--- BEGIN Recorded data ---
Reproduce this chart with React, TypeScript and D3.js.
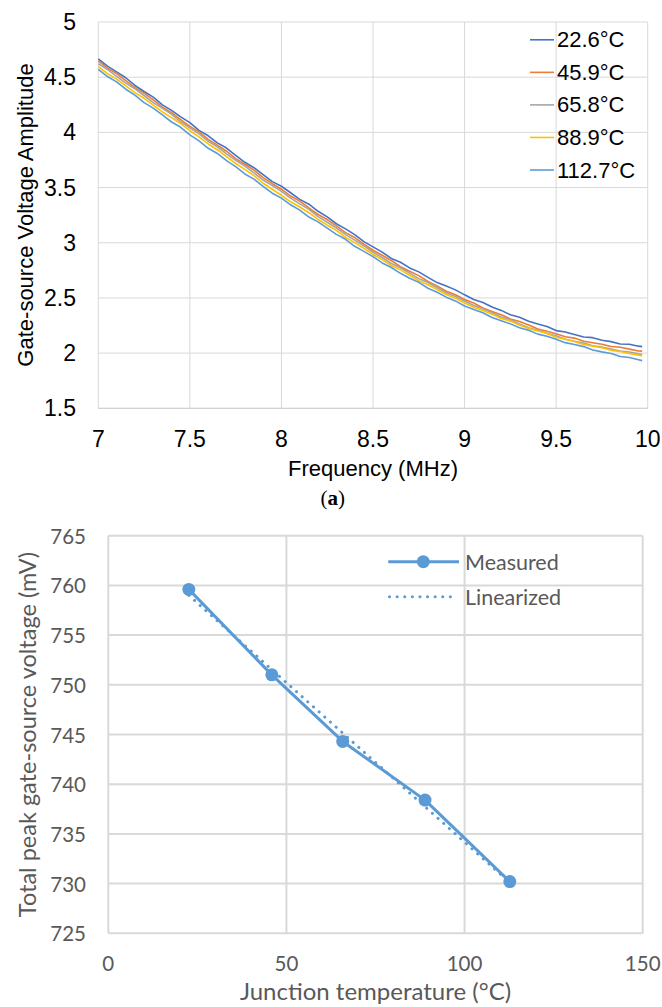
import React from 'react';
import * as d3 from 'd3';

// ---------- Chart (a): gate-source voltage amplitude vs frequency ----------
const freqMHz = [
  7.00, 7.05, 7.10, 7.15, 7.20, 7.25, 7.30, 7.35, 7.40, 7.45,
  7.50, 7.55, 7.60, 7.65, 7.70, 7.75, 7.80, 7.85, 7.90, 7.95,
  8.00, 8.05, 8.10, 8.15, 8.20, 8.25, 8.30, 8.35, 8.40, 8.45,
  8.50, 8.55, 8.60, 8.65, 8.70, 8.75, 8.80, 8.85, 8.90, 8.95,
  9.00, 9.05, 9.10, 9.15, 9.20, 9.25, 9.30, 9.35, 9.40, 9.45,
  9.50, 9.55, 9.60, 9.65, 9.70, 9.75, 9.80, 9.85, 9.90, 9.95, 9.97,
];

const amp22_6 = [
  4.666, 4.600, 4.548, 4.495, 4.425, 4.370, 4.319, 4.249, 4.199, 4.140,
  4.088, 4.018, 3.969, 3.905, 3.858, 3.792, 3.729, 3.680, 3.617, 3.554,
  3.512, 3.453, 3.393, 3.349, 3.285, 3.234, 3.172, 3.126, 3.074, 3.010,
  2.963, 2.915, 2.858, 2.823, 2.772, 2.736, 2.686, 2.639, 2.607, 2.573,
  2.528, 2.486, 2.459, 2.418, 2.387, 2.347, 2.325, 2.288, 2.263, 2.241,
  2.204, 2.191, 2.168, 2.146, 2.140, 2.116, 2.104, 2.083, 2.080, 2.063, 2.059,
];
const amp45_9 = [
  4.648, 4.582, 4.532, 4.468, 4.406, 4.356, 4.294, 4.228, 4.178, 4.116,
  4.054, 4.005, 3.937, 3.884, 3.829, 3.762, 3.711, 3.658, 3.590, 3.535,
  3.485, 3.423, 3.377, 3.315, 3.256, 3.210, 3.152, 3.092, 3.047, 2.987,
  2.932, 2.887, 2.839, 2.783, 2.741, 2.702, 2.649, 2.609, 2.560, 2.528,
  2.486, 2.454, 2.409, 2.378, 2.348, 2.310, 2.286, 2.254, 2.218, 2.198,
  2.175, 2.149, 2.136, 2.107, 2.094, 2.080, 2.060, 2.053, 2.036, 2.019, 2.018,
];
const amp65_8 = [
  4.622, 4.570, 4.508, 4.446, 4.395, 4.334, 4.270, 4.218, 4.163, 4.096,
  4.041, 3.987, 3.920, 3.869, 3.806, 3.746, 3.695, 3.633, 3.568, 3.517,
  3.465, 3.404, 3.352, 3.302, 3.237, 3.186, 3.134, 3.073, 3.024, 2.973,
  2.914, 2.866, 2.812, 2.773, 2.725, 2.675, 2.640, 2.592, 2.546, 2.513,
  2.472, 2.431, 2.402, 2.365, 2.327, 2.302, 2.263, 2.230, 2.208, 2.179,
  2.158, 2.126, 2.108, 2.091, 2.066, 2.056, 2.037, 2.019, 2.010, 1.993, 1.987,
];
const amp88_9 = [
  4.595, 4.532, 4.482, 4.421, 4.360, 4.309, 4.247, 4.185, 4.134, 4.080,
  4.015, 3.959, 3.895, 3.843, 3.780, 3.718, 3.665, 3.608, 3.539, 3.485,
  3.430, 3.371, 3.324, 3.272, 3.211, 3.159, 3.112, 3.049, 3.001, 2.950,
  2.894, 2.847, 2.794, 2.754, 2.705, 2.656, 2.620, 2.575, 2.531, 2.498,
  2.454, 2.415, 2.387, 2.351, 2.314, 2.290, 2.255, 2.224, 2.200, 2.177,
  2.144, 2.125, 2.105, 2.078, 2.063, 2.049, 2.025, 2.015, 1.997, 1.982, 1.977,
];
const amp112_7 = [
  4.570, 4.506, 4.458, 4.391, 4.337, 4.269, 4.220, 4.158, 4.094, 4.046,
  3.977, 3.923, 3.856, 3.809, 3.744, 3.690, 3.623, 3.576, 3.511, 3.449,
  3.404, 3.344, 3.295, 3.233, 3.189, 3.133, 3.076, 3.031, 2.968, 2.922,
  2.874, 2.817, 2.776, 2.723, 2.679, 2.641, 2.588, 2.552, 2.507, 2.473,
  2.427, 2.396, 2.365, 2.322, 2.294, 2.265, 2.229, 2.207, 2.172, 2.153,
  2.125, 2.095, 2.078, 2.059, 2.029, 2.011, 1.996, 1.970, 1.960, 1.940, 1.932,
];

const seriesLabels = ['22.6°C', '45.9°C', '65.8°C', '88.9°C', '112.7°C'];
const seriesValues = [amp22_6, amp45_9, amp65_8, amp88_9, amp112_7];
const seriesColors = ['#4472C4', '#ED7D31', '#A5A5A5', '#FFC000', '#5B9BD5'];

const ampTicks = [1.5, 2, 2.5, 3, 3.5, 4, 4.5, 5];
const freqTicks = [7, 7.5, 8, 8.5, 9, 9.5, 10];

// ---------- Chart (b): total peak gate-source voltage vs junction temperature ----------
const junctionTemp = [22.6, 45.9, 65.8, 88.9, 112.7];
const peakVoltage = [759.6, 751.0, 744.3, 738.4, 730.2];
const linearizedTemp = [22.6, 112.7];
const linearizedVoltage = [759.0, 730.1];
const tempTicks = [0, 50, 100, 150];
const voltTicks = [725, 730, 735, 740, 745, 750, 755, 760, 765];

const ARIAL = '"Liberation Sans", Arial, sans-serif';
const CALIBRI = 'Lato, "Noto Sans", sans-serif';

export default function App() {
  // Top chart scales
  const xA = d3.scaleLinear().domain([7, 10]).range([98.3, 647.7]);
  const yA = d3.scaleLinear().domain([1.5, 5]).range([408.3, 22]);
  const lineA = d3
    .line<number>()
    .x((_, i) => xA(freqMHz[i]))
    .y((d) => yA(d));

  // Bottom chart scales
  const xB = d3.scaleLinear().domain([0, 150]).range([108.3, 642.7]);
  const yB = d3.scaleLinear().domain([725, 765]).range([933.3, 535.7]);
  const lineB = d3
    .line<number>()
    .x((_, i) => xB(junctionTemp[i]))
    .y((d) => yB(d));
  const lineLin = d3
    .line<number>()
    .x((_, i) => xB(linearizedTemp[i]))
    .y((d) => yB(d));

  const blue = '#5B9BD5';
  const gridA = '#D9D9D9';
  const gridB = '#D9D9D9';
  const textB = '#595959';

  return (
    <svg
      width={662}
      height={1007}
      style={{ position: 'absolute', left: 0, top: 0, display: 'block', background: '#fff' }}
    >
      <rect x={0} y={0} width={662} height={1007} fill="#fff" />

      {/* ================= Chart (a) ================= */}
      <g>
        {ampTicks.map((t) => (
          <line key={'ga' + t} x1={xA(7)} x2={xA(10)} y1={yA(t)} y2={yA(t)} stroke={gridA} strokeWidth={1} />
        ))}
        {freqTicks.map((t) => (
          <line key={'gf' + t} x1={xA(t)} x2={xA(t)} y1={yA(1.5)} y2={yA(5)} stroke={gridA} strokeWidth={1} />
        ))}
        <line x1={xA(7)} x2={xA(10)} y1={yA(1.5)} y2={yA(1.5)} stroke="#CFCFCF" strokeWidth={1} />

        {seriesValues.map((vals, i) => (
          <path key={'s' + i} d={lineA(vals) || ''} fill="none" stroke={seriesColors[i]} strokeWidth={1.6} strokeLinejoin="round" />
        ))}

        {ampTicks.map((t) => (
          <text key={'ta' + t} x={76} y={yA(t)} textAnchor="end" dominantBaseline="central" fontFamily={ARIAL} fontSize={23} fill="#000">
            {String(t)}
          </text>
        ))}
        {freqTicks.map((t) => (
          <text key={'tf' + t} x={xA(t)} y={447} textAnchor="middle" fontFamily={ARIAL} fontSize={23} fill="#000">
            {String(t)}
          </text>
        ))}
        <text x={373} y={476} textAnchor="middle" fontFamily={ARIAL} fontSize={22} fill="#000">
          Frequency (MHz)
        </text>
        <text transform="translate(33,215) rotate(-90)" textAnchor="middle" fontFamily={ARIAL} fontSize={22} fill="#000">
          Gate-source Voltage Amplitude
        </text>

        {seriesLabels.map((lab, i) => {
          const cy = 39.8 + i * 32.55;
          return (
            <g key={'l' + i}>
              <line x1={530} x2={554} y1={cy} y2={cy} stroke={seriesColors[i]} strokeWidth={1.6} />
              <text x={557} y={cy} dominantBaseline="central" fontFamily={ARIAL} fontSize={22} fill="#000">
                {lab}
              </text>
            </g>
          );
        })}
      </g>

      <text x={332.7} y={505} textAnchor="middle" fontFamily='"Liberation Serif", "DejaVu Serif", serif' fontSize={21} fill="#000">
        (<tspan fontWeight="bold">a</tspan>)
      </text>

      {/* ================= Chart (b) ================= */}
      <g>
        {voltTicks.map((t) => (
          <line key={'gv' + t} x1={xB(0)} x2={xB(150)} y1={yB(t)} y2={yB(t)} stroke={gridB} strokeWidth={2} />
        ))}
        {tempTicks.map((t) => (
          <line key={'gt' + t} x1={xB(t)} x2={xB(t)} y1={yB(725)} y2={yB(765)} stroke={gridB} strokeWidth={2} />
        ))}

        <path d={lineB(peakVoltage) || ''} fill="none" stroke={blue} strokeWidth={3} strokeLinejoin="round" />
        {peakVoltage.map((v, i) => (
          <circle key={'m' + i} cx={xB(junctionTemp[i])} cy={yB(v)} r={6.5} fill={blue} />
        ))}
        <path d={lineLin(linearizedVoltage) || ''} fill="none" stroke={blue} strokeWidth={3} strokeDasharray="0.1 7.5" strokeLinecap="round" />

        {voltTicks.map((t) => (
          <text key={'tv' + t} x={86} y={yB(t)} textAnchor="end" dominantBaseline="central" fontFamily={CALIBRI} fontSize={20.5} fill={textB}>
            {String(t)}
          </text>
        ))}
        {tempTicks.map((t) => (
          <text key={'tt' + t} x={xB(t)} y={971} textAnchor="middle" fontFamily={CALIBRI} fontSize={20.5} fill={textB}>
            {String(t)}
          </text>
        ))}
        <text x={375.5} y={1000} textAnchor="middle" fontFamily={CALIBRI} fontSize={24} fill={textB}>
          Junction temperature (°C)
        </text>
        <text transform="translate(36,734.5) rotate(-90)" textAnchor="middle" fontFamily={CALIBRI} fontSize={23.5} fill={textB}>
          Total peak gate-source voltage (mV)
        </text>

        {/* legend */}
        <line x1={388.3} x2={459} y1={561.7} y2={561.7} stroke={blue} strokeWidth={3} />
        <circle cx={423.3} cy={561.7} r={6.5} fill={blue} />
        <text x={465} y={561.7} dominantBaseline="central" fontFamily={CALIBRI} fontSize={21.5} fill={textB}>
          Measured
        </text>
        <line x1={389.5} x2={452} y1={596.7} y2={596.7} stroke={blue} strokeWidth={3} strokeDasharray="0.1 7.5" strokeLinecap="round" />
        <text x={465} y={596.7} dominantBaseline="central" fontFamily={CALIBRI} fontSize={21.5} fill={textB}>
          Linearized
        </text>
      </g>
    </svg>
  );
}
--- END Recorded data ---
Take the lines from the start of the material to the line with "import * as d3 from 'd3';", both included, and transcribe them exactly without the pictures.

Reproduce this chart with React, TypeScript and D3.js.
import React from 'react';
import * as d3 from 'd3';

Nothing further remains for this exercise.